==== Data listing ====

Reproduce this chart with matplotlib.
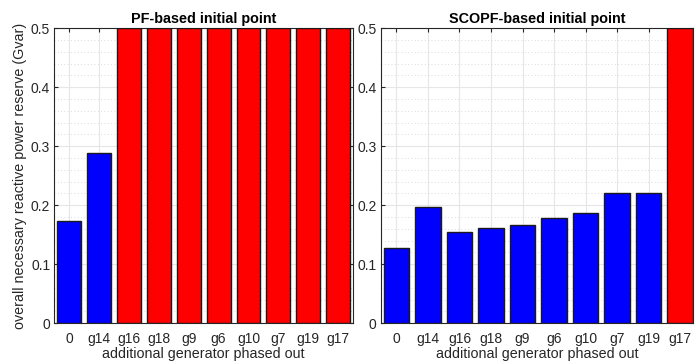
import numpy as np
import matplotlib.pyplot as plt
from matplotlib.ticker import MultipleLocator

plt.rcParams['font.family'] = ['Liberation Sans', 'DejaVu Sans']

# generators phased out (same order on both panels)
gens = ['0', 'g14', 'g16', 'g18', 'g9', 'g6', 'g10', 'g7', 'g19', 'g17']

# overall reactive power reserve needed (Gvar); red = infeasible, capped at axis top
pf_reserve = [0.173, 0.289, 0.5, 0.5, 0.5, 0.5, 0.5, 0.5, 0.5, 0.5]
pf_infeasible = [False, False, True, True, True, True, True, True, True, True]

scopf_reserve = [0.127, 0.197, 0.154, 0.162, 0.167, 0.178, 0.186, 0.221, 0.221, 0.5]
scopf_infeasible = [False] * 9 + [True]

W, H = 696, 364
fig = plt.figure(figsize=(W / 100, H / 100), dpi=100)

axcol = '#262626'


def panel(rect, vals, bad, title, xlim, ylabel=None):
    ax = fig.add_axes(rect)
    x = np.arange(1, len(vals) + 1)
    colors = ['#ff0000' if b else '#0000ff' for b in bad]
    ax.bar(x, vals, width=0.8, color=colors, edgecolor='#1a1a1a', linewidth=1.0, zorder=3)
    ax.set_xlim(*xlim)
    ax.set_ylim(0, 0.5)
    ax.set_xticks(x)
    ax.set_xticklabels(gens)
    ax.yaxis.set_minor_locator(MultipleLocator(0.02))
    ax.set_yticks([0, 0.1, 0.2, 0.3, 0.4, 0.5])
    ax.set_yticklabels(['0', '0.1', '0.2', '0.3', '0.4', '0.5'])
    ax.grid(True, which='major', color='#e6e6e6', linewidth=0.8, zorder=0)
    ax.grid(True, which='minor', axis='y', color='#cfcfcf', linestyle=(0, (1, 3)), linewidth=0.6, zorder=0)
    ax.tick_params(which='major', direction='in', length=3, top=True, right=True,
                   color=axcol, labelcolor=axcol, labelsize=10)
    ax.tick_params(axis='x', pad=6)
    ax.tick_params(axis='y', pad=3)
    ax.tick_params(which='minor', length=0)
    for s in ax.spines.values():
        s.set_color(axcol)
        s.set_linewidth(0.8)
    ax.set_title(title, fontsize=10.4, fontweight='bold', color='black', pad=4)
    ax.set_xlabel('additional generator phased out', fontsize=10.3, color=axcol, labelpad=1)
    if ylabel:
        ax.set_ylabel(ylabel, fontsize=10.3, color=axcol, labelpad=3)
    return ax


y0 = (H - 323.2) / H
hh = (323.2 - 28.3) / H
panel([54.3 / W, y0, (353 - 54.3) / W, hh], pf_reserve, pf_infeasible,
      'PF-based initial point', (0.5, 10.5),
      ylabel='overall necessary reactive power reserve (Gvar)')
panel([380.7 / W, y0, (693.3 - 380.7) / W, hh], scopf_reserve, scopf_infeasible,
      'SCOPF-based initial point', (0.5, 10.42))

fig.savefig('out.png', dpi=100)
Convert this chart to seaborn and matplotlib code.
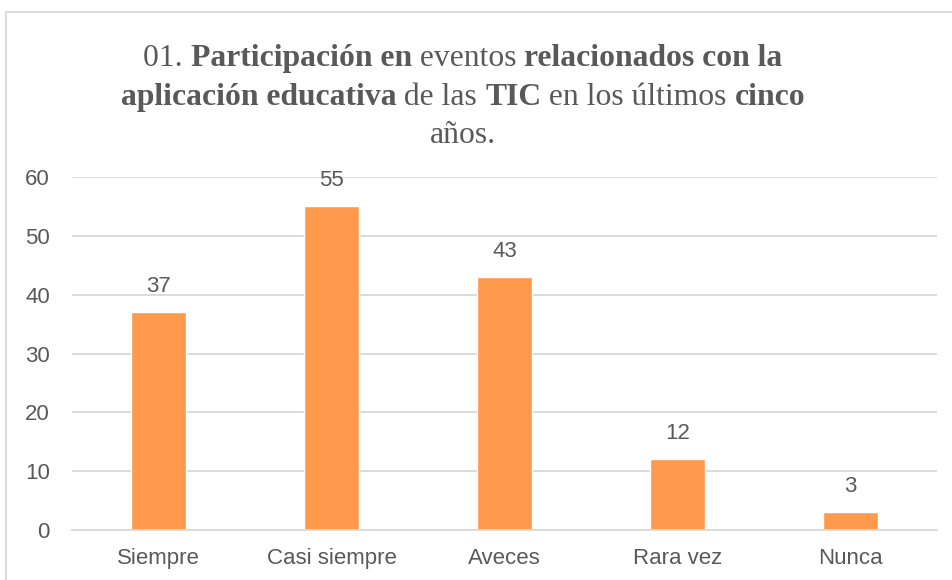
import matplotlib
matplotlib.use("Agg")
import matplotlib.pyplot as plt
import seaborn as sns
import pandas as pd
from matplotlib.patches import Rectangle

categories = ["Siempre", "Casi siempre", "Aveces", "Rara vez", "Nunca"]
values = [37, 55, 43, 12, 3]
yticks = [0, 10, 20, 30, 40, 50, 60]

title_lines = [
    [("01. ", "normal"), ("Participación en", "bold"), (" eventos ", "normal"), ("relacionados con la", "bold")],
    [("aplicación educativa", "bold"), (" de las ", "normal"), ("TIC", "bold"), (" en los últimos ", "normal"), ("cinco", "bold")],
    [("años.", "normal")],
]

sns.set_theme(style="white")
plt.rcParams["font.family"] = ["Liberation Sans", "DejaVu Sans"]

W, H = 952, 580
fig = plt.figure(figsize=(W / 100, H / 100), dpi=100)
ax = fig.add_axes([72 / W, 1 - 530 / H, (937 - 72) / W, (530 - 177) / H])

df = pd.DataFrame({"cat": categories, "val": values})
sns.barplot(data=df, x="cat", y="val", color="#FF9A4C", saturation=1, width=0.32, ax=ax)

ax.set_ylim(0, 60)
ax.set_yticks(yticks)
ax.set_xlim(-0.5, len(categories) - 0.5)
ax.yaxis.grid(True, color="#D9D9D9", linewidth=1.3)
ax.set_axisbelow(True)
for s in ["top", "right", "left"]:
    ax.spines[s].set_visible(False)
ax.spines["bottom"].set_color("#D9D9D9")
ax.spines["bottom"].set_linewidth(1.3)
ax.set_xlabel("")
ax.set_ylabel("")
ax.tick_params(axis="both", length=0, labelsize=16, labelcolor="#595959")
ax.tick_params(axis="y", pad=16)
ax.tick_params(axis="x", pad=13)

for i, v in enumerate(values):
    ax.annotate(str(v), (i, v), xytext=(0, 11), textcoords="offset points",
                ha="center", va="bottom", fontsize=16, color="#595959")

# chart border
fig.patches.append(Rectangle((6 / W, -0.05), 1.1, 1 - 12 / H + 0.05, transform=fig.transFigure,
                             fill=False, edgecolor="#D9D9D9", linewidth=1.3))

# title with mixed weights
fig.canvas.draw()
renderer = fig.canvas.get_renderer()
center_x = 463
baselines = [66, 105, 143]
fs = 22.8
for line, base in zip(title_lines, baselines):
    texts = []
    for s, w in line:
        t = fig.text(0, 1 - base / H, s, fontsize=fs, fontweight=w, family="Liberation Serif",
                     color="#595959", va="baseline", ha="left")
        texts.append(t)
    widths = [t.get_window_extent(renderer).width for t in texts]
    total = sum(widths)
    x = center_x - total / 2
    for t, w_ in zip(texts, widths):
        t.set_x(x / W)
        x += w_

fig.savefig("out.png", dpi=100)
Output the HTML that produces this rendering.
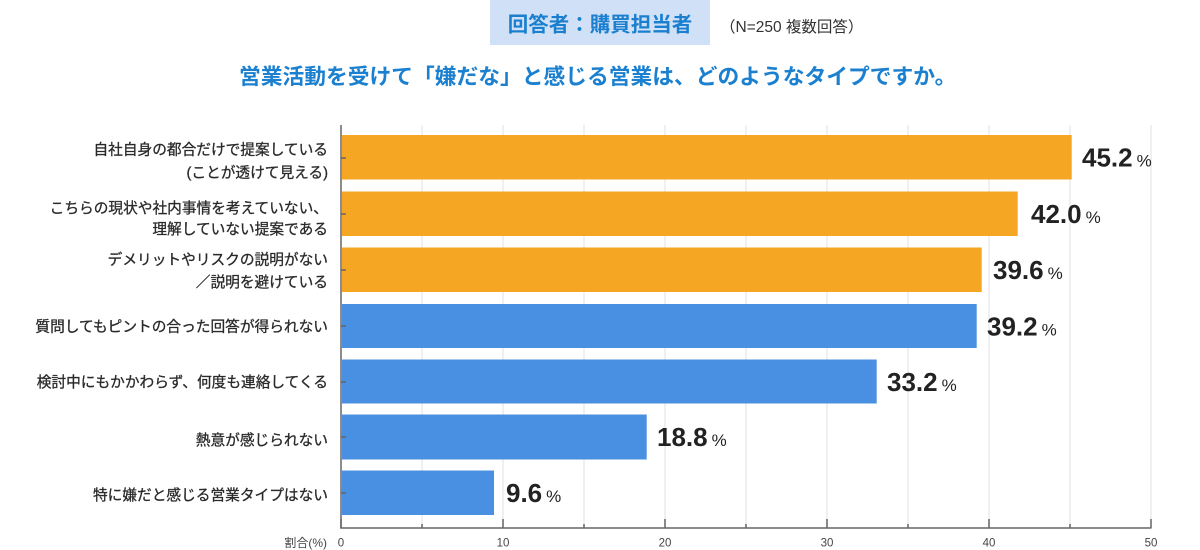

====

Starting at the first line of the records above, set down each line exactly through the one that holds "axcol = '#262626'". Omit pictures.

Exercise result ->
Reproduce this chart with matplotlib.
import numpy as np
import matplotlib.pyplot as plt
from matplotlib.ticker import MultipleLocator

plt.rcParams['font.family'] = ['Liberation Sans', 'DejaVu Sans']

# generators phased out (same order on both panels)
gens = ['0', 'g14', 'g16', 'g18', 'g9', 'g6', 'g10', 'g7', 'g19', 'g17']

# overall reactive power reserve needed (Gvar); red = infeasible, capped at axis top
pf_reserve = [0.173, 0.289, 0.5, 0.5, 0.5, 0.5, 0.5, 0.5, 0.5, 0.5]
pf_infeasible = [False, False, True, True, True, True, True, True, True, True]

scopf_reserve = [0.127, 0.197, 0.154, 0.162, 0.167, 0.178, 0.186, 0.221, 0.221, 0.5]
scopf_infeasible = [False] * 9 + [True]

W, H = 696, 364
fig = plt.figure(figsize=(W / 100, H / 100), dpi=100)

axcol = '#262626'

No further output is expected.